My kids are in lockdown homeschooling, and sitting in on some of the live lessons you can see the cracks - very slow, kids moving at different paces, and much much harder for teacher to see who is keeping up and not.
Yet my recently hired collegue insists he spent more time learning from Youtube than from lectures at "proper" university.
There is quality "content" out there - but how do we ensure "mastery" is achieved (ie the concepts understood). It seems quite feasible but who is working on it? What are the impacts when we go back to normal?
What as time constrained parent should I look at? (beside spending "quality" time with them. They don't like that :-)
PS
There are seemingly complete areas like thenational.academy or khanacademy but I am not sure how they linknsubjects to syllabus (especially US/UK syllabuses)

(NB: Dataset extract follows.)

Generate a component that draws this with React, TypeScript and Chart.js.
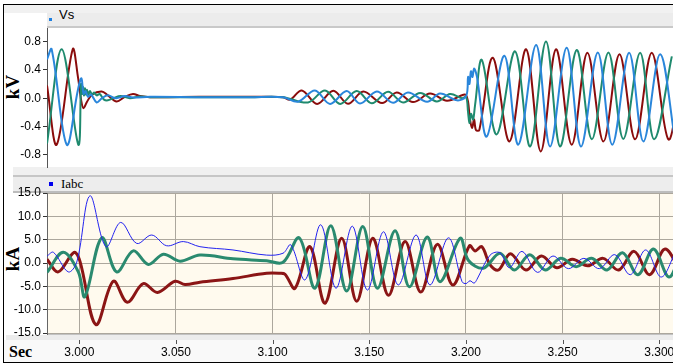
import { useEffect, useRef } from 'react';
import { Chart, registerables } from 'chart.js';
Chart.register(...registerables);

// ---------- axes ----------
const X_MIN = 2.9833;
const X_MAX = 3.3071;
const TIME_TICKS = [3.0, 3.05, 3.1, 3.15, 3.2, 3.25, 3.3];
const VS_TICKS = [-0.8, -0.4, 0, 0.4, 0.8];
const IABC_TICKS = [-15, -10, -5, 0, 5, 10, 15];

// ---------- Vs (kV) : [time s, value] ----------
const VS_A: [number, number][] = [
  [2.9833, 0.55], [2.9857, 0.69], [2.9935, -0.655], [2.9993, 0.12], [3.0011, 0.28], [3.0022, 0.06],
  [3.0032, 0.1], [3.0045, 0.02], [3.0061, 0.05], [3.009, -0.06], [3.0117, 0.0], [3.0148, 0.04],
  [3.019, 0.0], [3.0236, 0.03], [3.0278, 0.01], [3.0366, 0.02], [3.0624, 0.015], [3.0883, 0.015],
  [3.1054, 0.015], [3.1131, -0.05], [3.1219, 0.11], [3.1297, -0.08], [3.1383, 0.1], [3.1452, -0.075],
  [3.1539, 0.095], [3.1623, -0.065], [3.17, 0.08], [3.1799, -0.05], [3.1866, 0.065], [3.1954, -0.03],
  [3.2001, 0.03], [3.2011, 0.3], [3.2018, 0.2], [3.2026, 0.38], [3.2034, 0.3], [3.2042, 0.42],
  [3.2057, 0.3], [3.2108, -0.54], [3.2199, 0.6], [3.2271, -0.655], [3.2363, 0.75], [3.2435, -0.68],
  [3.2521, 0.71], [3.2595, -0.68], [3.2682, 0.645], [3.2757, -0.655], [3.2844, 0.64], [3.2918, -0.61],
  [3.3004, 0.62], [3.3082, -0.6],
];
const VS_B: [number, number][] = [
  [2.9833, -0.64], [2.9909, 0.69], [2.9995, -0.655], [3.0009, 0.2], [3.0014, 0.06], [3.0019, 0.16],
  [3.0024, 0.04], [3.0029, 0.14], [3.0035, 0.05], [3.004, 0.12], [3.0047, 0.05], [3.0055, 0.1],
  [3.0066, 0.05], [3.0076, 0.08], [3.009, 0.04], [3.0105, 0.06], [3.0128, -0.02], [3.0148, -0.03],
  [3.0176, 0.0], [3.0214, 0.03], [3.0262, 0.0], [3.0314, 0.025], [3.0366, 0.015], [3.0624, 0.015],
  [3.0883, 0.015], [3.1054, 0.015], [3.1183, -0.06], [3.1271, 0.11], [3.1349, -0.08], [3.1435, 0.1],
  [3.1513, -0.072], [3.1597, 0.09], [3.1675, -0.06], [3.1763, 0.075], [3.1849, -0.045], [3.1918, 0.06],
  [3.198, 0.0], [3.2001, 0.02], [3.2011, -0.2], [3.2018, -0.35], [3.2026, -0.22], [3.2037, -0.3],
  [3.2047, -0.1], [3.2082, 0.54], [3.2159, -0.51], [3.2254, 0.66], [3.2332, -0.68], [3.2414, 0.8],
  [3.2487, -0.68], [3.2573, 0.68], [3.2651, -0.58], [3.2737, 0.645], [3.2814, -0.575], [3.2901, 0.64],
  [3.2973, -0.58], [3.3065, 0.59],
];
const VS_C: [number, number][] = [
  [2.9833, 0.18], [2.9883, -0.655], [2.9966, 0.69], [2.9993, 0.3], [3.0011, -0.05], [3.0022, -0.14],
  [3.004, -0.05], [3.0066, 0.05], [3.0116, 0.095], [3.0148, 0.04], [3.0193, -0.045], [3.0236, 0.02],
  [3.0278, 0.06], [3.0314, 0.03], [3.0366, 0.015], [3.0624, 0.02], [3.0883, 0.02], [3.1054, 0.015],
  [3.109, -0.02], [3.1151, 0.11], [3.123, -0.08], [3.1314, 0.105], [3.139, -0.078], [3.1469, 0.095],
  [3.1566, -0.068], [3.1642, 0.08], [3.1726, -0.055], [3.1814, 0.065], [3.1902, -0.035], [3.1987, 0.05],
  [3.2001, 0.04], [3.2011, -0.05], [3.2021, -0.3], [3.2032, -0.42], [3.2042, -0.3], [3.2052, -0.45],
  [3.2069, -0.45], [3.2139, 0.57], [3.2225, -0.61], [3.2311, 0.69], [3.2387, -0.75], [3.2466, 0.69],
  [3.2547, -0.655], [3.2628, 0.64], [3.2711, -0.61], [3.2794, 0.62], [3.2875, -0.58], [3.2961, 0.64],
  [3.3047, -0.58], [3.3108, 0.2],
];

// ---------- Iabc (kA) : [time s, value] ----------
const I_A: [number, number][] = [
  [2.9833, 1.5], [2.9866, 2.3], [2.9943, -1.9], [2.9987, 0.2], [3.0055, 14.4], [3.0138, 3.5],
  [3.0214, 8.7], [3.0297, 4.2], [3.0375, 6.0], [3.0452, 3.7], [3.0538, 4.6], [3.0624, 3.5],
  [3.0795, 2.8], [3.0969, 1.7], [3.1054, 2.1], [3.1094, 3.9], [3.1168, -3.6], [3.1249, 8.2],
  [3.1328, -5.4], [3.1412, 7.9], [3.149, -5.8], [3.1573, 6.7], [3.165, -4.7], [3.1742, 6.0],
  [3.1814, -4.7], [3.1909, 5.4], [3.198, -4.0], [3.2001, -4.4], [3.2021, -3.8], [3.2042, -4.3],
  [3.2057, -3.5], [3.2125, 1.7], [3.2176, 2.2], [3.2225, -1.0], [3.229, 2.5], [3.237, -2.0],
  [3.245, 1.5], [3.253, -1.2], [3.261, 1.0], [3.269, -1.2], [3.277, 1.8], [3.285, -2.5],
  [3.293, 2.8], [3.301, -3.0], [3.309, 3.0],
];
const I_B: [number, number][] = [
  [2.9833, -2.0], [2.9917, 2.3], [2.9995, -1.9], [3.0029, -7.2], [3.0116, 5.4], [3.0193, -1.9],
  [3.0279, 2.6], [3.0357, -0.3], [3.0435, 1.9], [3.0521, 0.4], [3.0624, 1.7], [3.0795, 0.9],
  [3.0969, 0.5], [3.1054, 0.15], [3.1138, 5.4], [3.1219, -5.4], [3.1301, 8.0], [3.1383, -6.0],
  [3.1466, 7.8], [3.1542, -5.4], [3.1633, 6.9], [3.1707, -5.1], [3.18, 5.6], [3.1866, -4.0],
  [3.197, 5.3], [3.2012, 0.6], [3.209, -1.1], [3.2176, 2.1], [3.225, -1.5], [3.233, 1.8],
  [3.241, -1.5], [3.249, 1.0], [3.257, -0.8], [3.265, 1.0], [3.273, -1.5], [3.281, 2.2],
  [3.289, -2.5], [3.297, 3.0], [3.305, -3.0], [3.311, 2.0],
];
const I_C: [number, number][] = [
  [2.9833, 0.8], [2.9891, -1.9], [2.9973, 2.3], [3.0004, 0.3], [3.0086, -13.2], [3.0176, -3.9],
  [3.0248, -8.4], [3.0331, -4.4], [3.0404, -6.3], [3.0495, -3.9], [3.0547, -4.6], [3.0624, -4.1],
  [3.0795, -3.3], [3.0969, -2.2], [3.1038, -2.2], [3.1064, -2.4], [3.1116, -5.4], [3.1193, 3.5],
  [3.1271, -8.6], [3.1357, 5.3], [3.1435, -8.2], [3.1518, 5.3], [3.1599, -6.9], [3.1685, 4.6],
  [3.1766, -6.2], [3.1852, 4.0], [3.1932, -4.7], [3.2018, 3.7], [3.2047, 2.6], [3.2082, 3.5],
  [3.2125, -0.4], [3.2168, -1.5], [3.223, 2.0], [3.231, -1.5], [3.239, 1.5], [3.247, -1.0],
  [3.255, 0.8], [3.263, -0.6], [3.271, 1.0], [3.279, -1.5], [3.287, 2.5], [3.295, -2.5],
  [3.303, 3.0], [3.311, -2.0],
];

const TICK_FONT = { family: '"Liberation Sans", Arial, sans-serif', size: 12 };

function toXY(arr: [number, number][]) {
  return arr.map(([x, y]) => ({ x, y }));
}

export default function App() {
  const topRef = useRef<HTMLCanvasElement>(null);
  const botRef = useRef<HTMLCanvasElement>(null);

  useEffect(() => {
    const yFit = (s: any) => {
      s.width = 47;
      s.paddingTop = 0;
      s.paddingBottom = 0;
    };
    const line = (data: [number, number][], color: string, width: number) => ({
      data: toXY(data),
      borderColor: color,
      borderWidth: width,
      pointRadius: 0,
      tension: 0.35,
      fill: false,
    });

    const top = new Chart(topRef.current as HTMLCanvasElement, {
      type: 'line',
      data: {
        datasets: [
          line(VS_A, '#2a86db', 2),
          line(VS_B, '#1f8a6e', 2),
          line(VS_C, '#8a0c0c', 2),
        ],
      },
      options: {
        animation: false,
        responsive: false,
        events: [],
        layout: { padding: { top: 8, bottom: 8, left: 0, right: 0 } },
        plugins: { legend: { display: false }, tooltip: { enabled: false } },
        scales: {
          x: { type: 'linear', min: X_MIN, max: X_MAX, display: false },
          y: {
            type: 'linear',
            min: -0.97,
            max: 0.99,
            afterFit: yFit,
            afterBuildTicks: (s: any) => {
              s.ticks = VS_TICKS.map((v) => ({ value: v }));
            },
            ticks: {
              font: TICK_FONT,
              color: '#000',
              padding: 2,
              callback: (v: any) => Number(v).toFixed(1),
            },
            grid: { drawOnChartArea: false, drawTicks: true, tickLength: 4, color: '#333', tickColor: '#333' },
            border: { display: true, color: '#555' },
          },
        },
      },
    } as any);

    const bgPlugin = {
      id: 'bg',
      beforeDraw(chart: any) {
        const { ctx, chartArea } = chart;
        ctx.save();
        ctx.fillStyle = '#fffaee';
        ctx.fillRect(chartArea.left, chartArea.top, chartArea.right - chartArea.left, chartArea.bottom - chartArea.top);
        ctx.restore();
      },
      afterDraw(chart: any) {
        const { ctx, chartArea, scales } = chart;
        ctx.save();
        ctx.strokeStyle = '#555';
        ctx.lineWidth = 1;
        TIME_TICKS.forEach((t) => {
          const x = Math.round(scales.x.getPixelForValue(t)) + 0.5;
          ctx.beginPath();
          ctx.moveTo(x, chartArea.bottom + 6);
          ctx.lineTo(x, chartArea.bottom + 10);
          ctx.stroke();
        });
        ctx.restore();
      },
    };

    const bot = new Chart(botRef.current as HTMLCanvasElement, {
      type: 'line',
      data: {
        datasets: [
          line(I_A, '#2323f0', 1),
          line(I_B, '#2a8a6f', 3),
          line(I_C, '#8b1515', 3),
        ],
      },
      options: {
        animation: false,
        responsive: false,
        events: [],
        layout: { padding: { top: 8, bottom: 0, left: 0, right: 0 } },
        plugins: { legend: { display: false }, tooltip: { enabled: false } },
        scales: {
          x: {
            type: 'linear',
            min: X_MIN,
            max: X_MAX,
            afterFit: (s: any) => {
              s.height = 30;
              s.paddingLeft = 0;
              s.paddingRight = 0;
            },
            afterBuildTicks: (s: any) => {
              s.ticks = TIME_TICKS.map((v) => ({ value: v }));
            },
            ticks: {
              font: TICK_FONT,
              color: '#000',
              padding: 11,
              maxRotation: 0,
              autoSkip: false,
              callback: (v: any) => Number(v).toFixed(3),
            },
            grid: { drawOnChartArea: true, drawTicks: false, color: '#aca79d', lineWidth: 1 },
            border: { display: false },
          },
          y: {
            type: 'linear',
            min: -15.2,
            max: 15.0,
            afterFit: yFit,
            afterBuildTicks: (s: any) => {
              s.ticks = IABC_TICKS.map((v) => ({ value: v }));
            },
            ticks: {
              font: TICK_FONT,
              color: '#000',
              padding: 2,
              callback: (v: any) => Number(v).toFixed(1),
            },
            grid: { drawOnChartArea: true, drawTicks: true, tickLength: 4, color: '#aca79d', tickColor: '#333' },
            border: { display: true, color: '#666' },
          },
        },
      },
      plugins: [bgPlugin],
    } as any);

    return () => {
      top.destroy();
      bot.destroy();
    };
  }, []);

  const abs = (s: any) => ({ position: 'absolute' as const, ...s });

  return (
    <div style={abs({ left: 0, top: 0, width: 673, height: 364, overflow: 'hidden', background: '#fff' })}>
      {/* frame */}
      <div style={abs({ left: 3, top: 4, width: 670, height: 1, background: '#000' })} />
      <div style={abs({ left: 3, top: 4, width: 1, height: 359, background: '#000' })} />
      <div style={abs({ left: 4, top: 5, width: 669, height: 8, background: '#f1f1f1' })} />
      <div style={abs({ left: 47, top: 13, width: 626, height: 13, background: '#ececec' })} />
      <div style={abs({ left: 47, top: 26, width: 626, height: 2, background: '#c9c9c9' })} />
      {/* between panels */}
      <div style={abs({ left: 13, top: 167, width: 660, height: 8, background: '#f0f0f0' })} />
      <div style={abs({ left: 13, top: 175, width: 660, height: 2, background: '#c6c6c6' })} />
      <div style={abs({ left: 13, top: 177, width: 660, height: 14, background: '#ededed' })} />
      <div style={abs({ left: 13, top: 191, width: 660, height: 2, background: '#bdbdbd' })} />
      {/* bottom axis strip */}
      <div style={abs({ left: 47, top: 333, width: 626, height: 2, background: '#c2c2c2' })} />
      <div style={abs({ left: 6, top: 335, width: 667, height: 5, background: '#ececec' })} />
      <div style={abs({ left: 4, top: 340, width: 669, height: 22, background: '#f9f9f9' })} />
      <div style={abs({ left: 3, top: 362, width: 670, height: 1, background: '#000' })} />

      {/* titles */}
      <div style={abs({ left: 49, top: 18, width: 3, height: 3, background: '#1e7fe0' })} />
      <div style={abs({ left: 59, top: 7, font: '13px "Liberation Sans", Arial, sans-serif', color: '#000', lineHeight: '16px' })}>Vs</div>
      <div style={abs({ left: 49, top: 182, width: 4, height: 4, background: '#0000ee' })} />
      <div style={abs({ left: 61, top: 176, font: '13px "Liberation Serif", "Times New Roman", serif', color: '#000', lineHeight: '16px' })}>Iabc</div>

      {/* axis titles */}
      <div style={abs({ left: 13, top: 87, transform: 'translate(-50%, -50%) rotate(-90deg)', font: 'bold 19px "Liberation Serif", "Times New Roman", serif', whiteSpace: 'nowrap', lineHeight: '20px' })}>kV</div>
      <div style={abs({ left: 13, top: 259, transform: 'translate(-50%, -50%) rotate(-90deg)', font: 'bold 19px "Liberation Serif", "Times New Roman", serif', whiteSpace: 'nowrap', lineHeight: '20px' })}>kA</div>
      <div style={abs({ left: 9, top: 343, font: 'bold 16px "Liberation Serif", "Times New Roman", serif', lineHeight: '18px' })}>Sec</div>

      <canvas ref={topRef} width={673} height={155} style={abs({ left: 0, top: 20, width: 673, height: 155 })} />
      <canvas ref={botRef} width={673} height={179} style={abs({ left: 0, top: 185, width: 673, height: 179 })} />
    </div>
  );
}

From what I can tell, there's very little enthusiasm for online education, on the part of either professors or students. Pretty much everyone is eager to get back to normal, and I'm fairly confident that this is exactly what is going to happen.
For a dissenting perpsective, read Joshua Kim's columns at Inside Higher Ed:
https://www.insidehighered.com/users/joshua-kim
He is a big cheerleader for online education and for major changes to university education. Personally, I don't really buy his arguments -- but his posts are extremely well written and he does work full-time at a university, so you might find him more persuasive than I do.
If remote university education becomes widespread, then I expect innovations to largely come from outside the existing system. Universities are weird workplaces, and the incentive system does not really encourage large-scale innovation.
That said, it seems that startups like edX, Coursera, etc. have not really been successes. So I'm skeptical that big changes are coming soon.